Co-Author: Eric R. Magnus
The Eleventh Circuit Court of Appeals recently ruled that “incentive” or “service” awards to lead plaintiffs in Rule 23 class actions are unlawful. It is the first circuit court of appeals to expressly invalidate such awards as a matter of law. (Johnson v. NPAS Solutions, LLC, No. 18-12344, September 17, 2020).
In a suit brought under the Telephone Consumer Protection Act (TCPA), a divided circuit panel struck down a $6,000 award to a lead plaintiff and, for this and other reasons, vacated a federal court’s order approving a proposed $1.432 million settlement. (There were 179,642 potential class members, who would have received only $7.97, but only 9,543 class members who submitted claims, bringing their haul to what could have been “a whopping $79.”)
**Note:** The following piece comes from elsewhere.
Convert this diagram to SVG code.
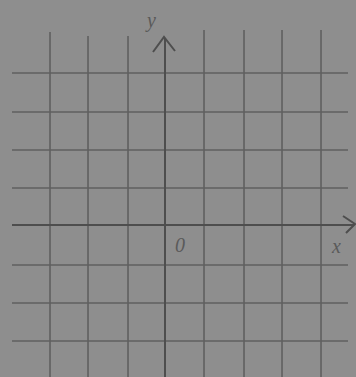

Supreme Court precedent. The U.S. Supreme Court prohibited the award of incentive payments to plaintiffs more than a century ago, calling this particular fee for services “decidedly objectionable,” the Eleventh Circuit noted (citing Trustees v. Greenough, 105 U.S. 527 (1882), along with Central Railroad & Banking Co. v. Pettus, 113 U.S. 116 (1885), issued on the heels of that decision. This controlling precedent precedes Rule 23 by decades, as the plaintiffs pointed out to no avail, in arguing that the decisions were nonbinding here. And these opinions seem to have gone unheeded in the 140 or so years since, the majority acknowledged, conceding that incentive awards are routine features of class settlements today.
“But, so far as we can tell, that state of affairs is a product of inertia and inattention, not adherence to law,” the court said, adding: “Although it’s true that such awards are commonplace in modern class-action litigation, that doesn’t make them lawful, and it doesn’t free us to ignore Supreme Court precedent forbidding them.”
The incentive award in this case is “part fee and part bounty,” according to the majority. Such awards amount to the kind of pay for services disfavored by the Supreme Court. What’s more, such fees are meant “to promote litigation by providing a prize to be won.”
Eleventh Circuit is an outlier. Judge Martin dissented on this point, and noted that the decision “takes our court out of the mainstream.” No other circuit court has barred incentive awards; in fact, “none has even directly addressed its authority to approve incentive awards,” she pointed out. Yet, as the majority countered, the courts appear to have abandoned the inquiry whether there is actually a legal basis for such awards, turning instead to the question whether such awards are fair.
Fee objection before fee petition? The appeals court also was troubled that, in granting preliminary approval to the slapdash settlement (over the objections of the appellant here), the district court effectively required class members to opt out or object to the attorney fee award even before class counsel filed their fee petition. The appeals court found a clear violation of Federal Rule of Civil Procedure 23(h) in setting the objection date prior to the motion for fees.
However, applying the harmless-error doctrine for the first time in the context of Rule 23(h), the court concluded that this error was harmless.
“Boilerplate” approval. In addition, the lower court violated the Federal Rules and circuit precedent more generally by failing to offer a reasoned explanation for its decision to approve the terms of a class settlement and to overrule objections. The appeals court recognized that the district court’s approach to evaluating the settlement was fairly common. Here again, though, as with the court’s approval of the incentive award, it is no answer to say, “That’s just how it’s done.”
“We don’t necessarily fault the district court—it handled the class-action settlement here in pretty much exactly the same way that hundreds of courts before it have handled similar settlements. But familiarity breeds inattention, and it falls to us to correct the errors in the case before us.”
Takeaways. As a practical matter, removing the prospect of service awards for Named Plaintiffs in class actions will impact the resolution of class actions within the Eleventh Circuit, adding further nuance to the negotiation of settlements and the drafting of settlement agreements.
This decision will also further increase judicial scrutiny of class action settlements in the Eleventh Circuit, which is a Circuit that, since its seminal decision in Lynn’s Foods, Inc. v. United States in 1982, has been active in scrutinizing the terms of employment class action settlements, particularly in the area of wage and hour settlements.
A critical question that remains unanswered is whether the majority’s rationale will be applied in the context of collective actions brought under Section 216(b) of the Fair Labor Standards Act (FLSA) or to the settlement of hybrid claims under both Rule 23 and Section 216(b).
It also remains to be seen if other federal circuits will find the Eleventh Circuit’s holding persuasive, and likewise opt to prohibit the use of incentive payments, or whether the Eleventh Circuit has further distanced itself from its sister circuits in closely scrutinizing class action settlement terms.